▸ **Problem details**
Word for word, copy all the data and drop the pictures.

▸ **Given data**
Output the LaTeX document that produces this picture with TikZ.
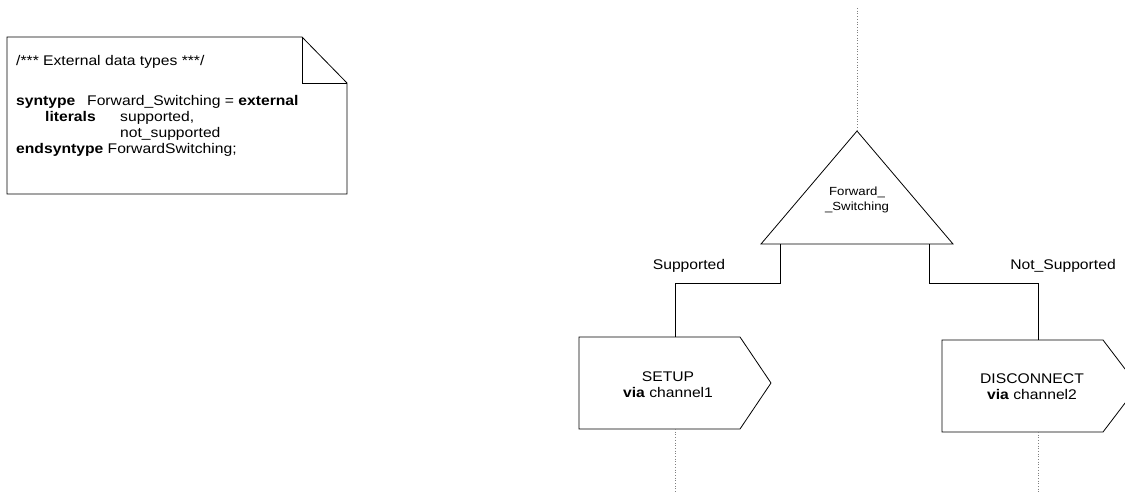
\documentclass[tikz,border=0pt]{standalone}
\usepackage{fontspec}
\setmainfont{Liberation Sans}[FakeStretch=1.12]
\begin{document}
\begin{tikzpicture}[x=1pt,y=-1pt,
  shape line/.style={draw=black,line width=0.8pt,line join=miter},
  flow/.style={draw=black,line width=0.8pt},
  lifeline/.style={draw=gray,line width=0.7pt,dotted},
  notetext/.style={anchor=base west,inner sep=0pt,font=\fontsize{14}{16}\selectfont},
  lbl/.style={inner sep=0pt,font=\fontsize{14}{16}\selectfont,align=center},
  tri text/.style={inner sep=0pt,font=\fontsize{11.8}{15}\selectfont,align=center}]
\useasboundingbox (0,0) rectangle (1125,493);
\clip (0,0) rectangle (1125,493);
% note
\coordinate (nTL) at (7,37);
\coordinate (nF) at (302,37);
\coordinate (nFc) at (302,83);
\coordinate (nR) at (347,83);
\coordinate (nBR) at (347,194);
\coordinate (nBL) at (7,194);
\draw[shape line] (nTL) -- (nF) -- (nR) -- (nBR) -- (nBL) -- cycle;
\draw[shape line] (nF) -- (nFc) -- (nR);
\node[notetext] (c1) at (16,65) {/*** External data types ***/};
\node[notetext] (s1) at (16,105) {\textbf{syntype}};
\node[notetext] (s2) at (87,105) {Forward\_Switching = \textbf{external}};
\node[notetext] (l1) at (45,121) {\textbf{literals}};
\node[notetext] (l2) at (120,121) {supported,};
\node[notetext] (l3) at (120,137) {not\_supported};
\node[notetext] (e1) at (16,153) {\textbf{endsyntype} ForwardSwitching;};
% decision triangle
\coordinate (top) at (857,8);
\coordinate (apex) at (857,131);
\coordinate (tL) at (761,244);
\coordinate (tR) at (953,244);
\draw[shape line] (apex) -- (tR) -- (tL) -- cycle;
\draw[lifeline] (top) -- (apex);
\node[tri text] (dec) at (857,200) {Forward\_\\\_Switching};
% left branch
\coordinate (bL0) at (780,244);
\coordinate (bL1) at (780,283);
\coordinate (bL2) at (675,283);
\coordinate (sTop) at (675,337);
\draw[flow] (bL0) -- (bL1) -- (bL2) -- (sTop);
\node[lbl] (sup) at (689,266) {Supported};
% SETUP output signal
\coordinate (s1a) at (579,337);
\coordinate (s1b) at (740,337);
\coordinate (s1c) at (771,383);
\coordinate (s1d) at (740,429);
\coordinate (s1e) at (579,429);
\draw[shape line] (s1a) -- (s1b) -- (s1c) -- (s1d) -- (s1e) -- cycle;
\node[lbl] (setup) at (668,385) {SETUP\\\textbf{via} channel1};
\coordinate (sBot) at (675,429);
\coordinate (sEnd) at (675,493);
\draw[lifeline] (sBot) -- (sEnd);
% right branch
\coordinate (bR0) at (929,244);
\coordinate (bR1) at (929,283);
\coordinate (bR2) at (1038,283);
\coordinate (dTop) at (1038,340);
\draw[flow] (bR0) -- (bR1) -- (bR2) -- (dTop);
\node[lbl] (nsup) at (1063,266) {Not\_Supported};
% DISCONNECT output signal
\coordinate (d1a) at (942,340);
\coordinate (d1b) at (1103,340);
\coordinate (d1c) at (1138,386);
\coordinate (d1d) at (1103,432);
\coordinate (d1e) at (942,432);
\draw[shape line] (d1a) -- (d1b) -- (d1c) -- (d1d) -- (d1e) -- cycle;
\node[lbl] (disc) at (1032,387) {DISCONNECT\\\textbf{via} channel2};
\coordinate (dBot) at (1038,432);
\coordinate (dEnd) at (1038,493);
\draw[lifeline] (dBot) -- (dEnd);
\end{tikzpicture}
\end{document}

▸ **Output**
Output the LaTeX document that produces this picture with TikZ.
\documentclass[tikz,border=0pt]{standalone}
\usepackage{fontspec}
\setmainfont{Liberation Sans}[FakeStretch=1.12]
\begin{document}
\begin{tikzpicture}[x=1pt,y=-1pt,
  shape line/.style={draw=black,line width=0.8pt,line join=miter},
  flow/.style={draw=black,line width=0.8pt},
  lifeline/.style={draw=gray,line width=0.7pt,dotted},
  notetext/.style={anchor=base west,inner sep=0pt,font=\fontsize{14}{16}\selectfont},
  lbl/.style={inner sep=0pt,font=\fontsize{14}{16}\selectfont,align=center},
  tri text/.style={inner sep=0pt,font=\fontsize{11.8}{15}\selectfont,align=center}]
\useasboundingbox (0,0) rectangle (1125,493);
\clip (0,0) rectangle (1125,493);
% note
\coordinate (nTL) at (7,37);
\coordinate (nF) at (302,37);
\coordinate (nFc) at (302,83);
\coordinate (nR) at (347,83);
\coordinate (nBR) at (347,194);
\coordinate (nBL) at (7,194);
\draw[shape line] (nTL) -- (nF) -- (nR) -- (nBR) -- (nBL) -- cycle;
\draw[shape line] (nF) -- (nFc) -- (nR);
\node[notetext] (c1) at (16,65) {/*** External data types ***/};
\node[notetext] (s1) at (16,105) {\textbf{syntype}};
\node[notetext] (s2) at (87,105) {Forward\_Switching = \textbf{external}};
\node[notetext] (l1) at (45,121) {\textbf{literals}};
\node[notetext] (l2) at (120,121) {supported,};
\node[notetext] (l3) at (120,137) {not\_supported};
\node[notetext] (e1) at (16,153) {\textbf{endsyntype} ForwardSwitching;};
% decision triangle
\coordinate (top) at (857,8);
\coordinate (apex) at (857,131);
\coordinate (tL) at (761,244);
\coordinate (tR) at (953,244);
\draw[shape line] (apex) -- (tR) -- (tL) -- cycle;
\draw[lifeline] (top) -- (apex);
\node[tri text] (dec) at (857,200) {Forward\_\\\_Switching};
% left branch
\coordinate (bL0) at (780,244);
\coordinate (bL1) at (780,283);
\coordinate (bL2) at (675,283);
\coordinate (sTop) at (675,337);
\draw[flow] (bL0) -- (bL1) -- (bL2) -- (sTop);
\node[lbl] (sup) at (689,266) {Supported};
% SETUP output signal
\coordinate (s1a) at (579,337);
\coordinate (s1b) at (740,337);
\coordinate (s1c) at (771,383);
\coordinate (s1d) at (740,429);
\coordinate (s1e) at (579,429);
\draw[shape line] (s1a) -- (s1b) -- (s1c) -- (s1d) -- (s1e) -- cycle;
\node[lbl] (setup) at (668,385) {SETUP\\\textbf{via} channel1};
\coordinate (sBot) at (675,429);
\coordinate (sEnd) at (675,493);
\draw[lifeline] (sBot) -- (sEnd);
% right branch
\coordinate (bR0) at (929,244);
\coordinate (bR1) at (929,283);
\coordinate (bR2) at (1038,283);
\coordinate (dTop) at (1038,340);
\draw[flow] (bR0) -- (bR1) -- (bR2) -- (dTop);
\node[lbl] (nsup) at (1063,266) {Not\_Supported};
% DISCONNECT output signal
\coordinate (d1a) at (942,340);
\coordinate (d1b) at (1103,340);
\coordinate (d1c) at (1138,386);
\coordinate (d1d) at (1103,432);
\coordinate (d1e) at (942,432);
\draw[shape line] (d1a) -- (d1b) -- (d1c) -- (d1d) -- (d1e) -- cycle;
\node[lbl] (disc) at (1032,387) {DISCONNECT\\\textbf{via} channel2};
\coordinate (dBot) at (1038,432);
\coordinate (dEnd) at (1038,493);
\draw[lifeline] (dBot) -- (dEnd);
\end{tikzpicture}
\end{document}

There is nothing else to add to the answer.